The other half of the equation gives us the process for estimating the log-likelihood, which is the summation ( $\sum_{i=1}^{n}$ ) of the natural log (ln) of the given probability ( $\frac{p_i}{1-p_i}$ ) for the data ( $y_i$ ) plus the natural log (ln) of the probability of observing a 1 ( $(1-p_i)$ ).

When using the log-likelihood statistic to test a model's goodness of fit, one will often look at the 2LL values in conjunction with the LL value. The 2LL value is calculated as

$2LL = -2(log\ likelihood\ of\ the\ current\ model - log\ likelihood\ of the\ saturated\ model)$

where the saturated model is the theoretical logit model that perfectly fits your data. This theoretical model would be of zero value because it would be so severely overspecified that there would be as many parameters as observations. Usually, this is simplified to $-2LL$ . Your 2LL value for the logit model is termed the deviance, which indicates how well your model fits the data compared to the "perfect" model.

Using Deviance to Compare Nested Models

A nested model is a model whose parameters are a subset of another model's parameters. The model with fewer parameters is the reduced model and the one with the full set of parameters is the full model. Recall that parameters are the number of independent variables plus the intercept. Suppose that you have two logit models, then. The first has $x_1 + x_2 + x_3$ as the independent variables and the second only has $x_1 + x_2$ as independent variables. The first would be the full model and the second would be the reduced model. You compare these two models by finding the difference between their 2LL values ( $G = D_{Reduced}-D_{Full}$ ).

Pseudo R-squared

The $R^2$ values for logit models are treated differently from the same values in OLS models. Here, we generally have three options for measuring $R^2$ : Likelihood ratio (i.e., McFadden's $R^2$ ), Cox and Snell's $R^2$ (i.e., Maximum Likelihood $R^2$ ), and Nagelkerke's $R^2$ (i.e., Cragg and Uhler's $R^2$ ).

The McFadden's $R^2$ is as follows:

$R^{2}_{L} = 1- \frac{LL_m}{LL_0}$

where $LL_m$ signifies the log-likelihood for your model, and $LL_0$ is the log-likelihood for the null model.

Cox and Snell's $R^2$ is as follows:

$R^{2}_{ML}(\frac{L_0}{L_m})^{2/n}$

where $L_0$ is the likelihood of the null model, $L_m$ is the likelihood of the fitted model, and $n$ is the number of observations.

Nagelkerke's $R^2$ is as follows:

$R^{2}_{N} = \frac{R^{2}_{ML}}{maximum R^{2}_{ML}}$

Notice that this $R^2$ takes Cox and Snell's version and builds onto it.

When you calculate the above values, they will not range from 0-1 in quite the same way as the $R^2$ value for OLS models.
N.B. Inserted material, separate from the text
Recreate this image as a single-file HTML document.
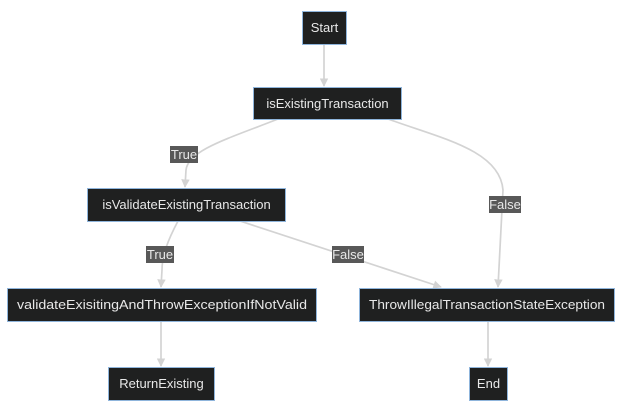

Instead, they will increase more gradually.

AIC and BIC

The AIC and BIC scores are helpful when comparing two different models.

AIC is calculated as

$-2(LL_m - k) = D_m + 2k$

where $D_m$ is the deviance and $k$ is the number of parameters.

BIC is calculated as

$-2LL_m + ln(n) \times k = D_m + ln(n) \times k$

where $k$ is the number of parameters, $n$ is the number of observations and $D_m$ is the deviance of the fitted model.

Significance

The logit model's significance is tested by finding the Wald z-score, which is simply

$\frac{\hat\beta}{SE(\hat\beta)}$

where $\hat\beta$ is the estimated logit coefficient and SE is the standard error.

Calculating the confidence interval is as follows:

$Confidence\ Interval\ for\ parameter\ \beta = \hat\beta \pm z*SE(\hat\beta)$

where SE is the standard error, and z is the z-score from above.

Odds Ratios

The odds ratios for the different variables are an important facet of logit models because they help you interpret the directionality and magnitude of the relationship between a given variable and the response.

$OR = \frac{exp(\alpha +\beta)}{exp(\alpha)}=\frac{exp(\alpha) \times exp(\beta)}{exp(\alpha)} = exp(\beta)$

If the result equals 1, there is neither a positive nor a negative relationship between the given variable and the response. A result of 2 indicates that a one-unit increase in the predictor corresponds to doubling the response. And a response below 1 similarly indicates a negative relationship.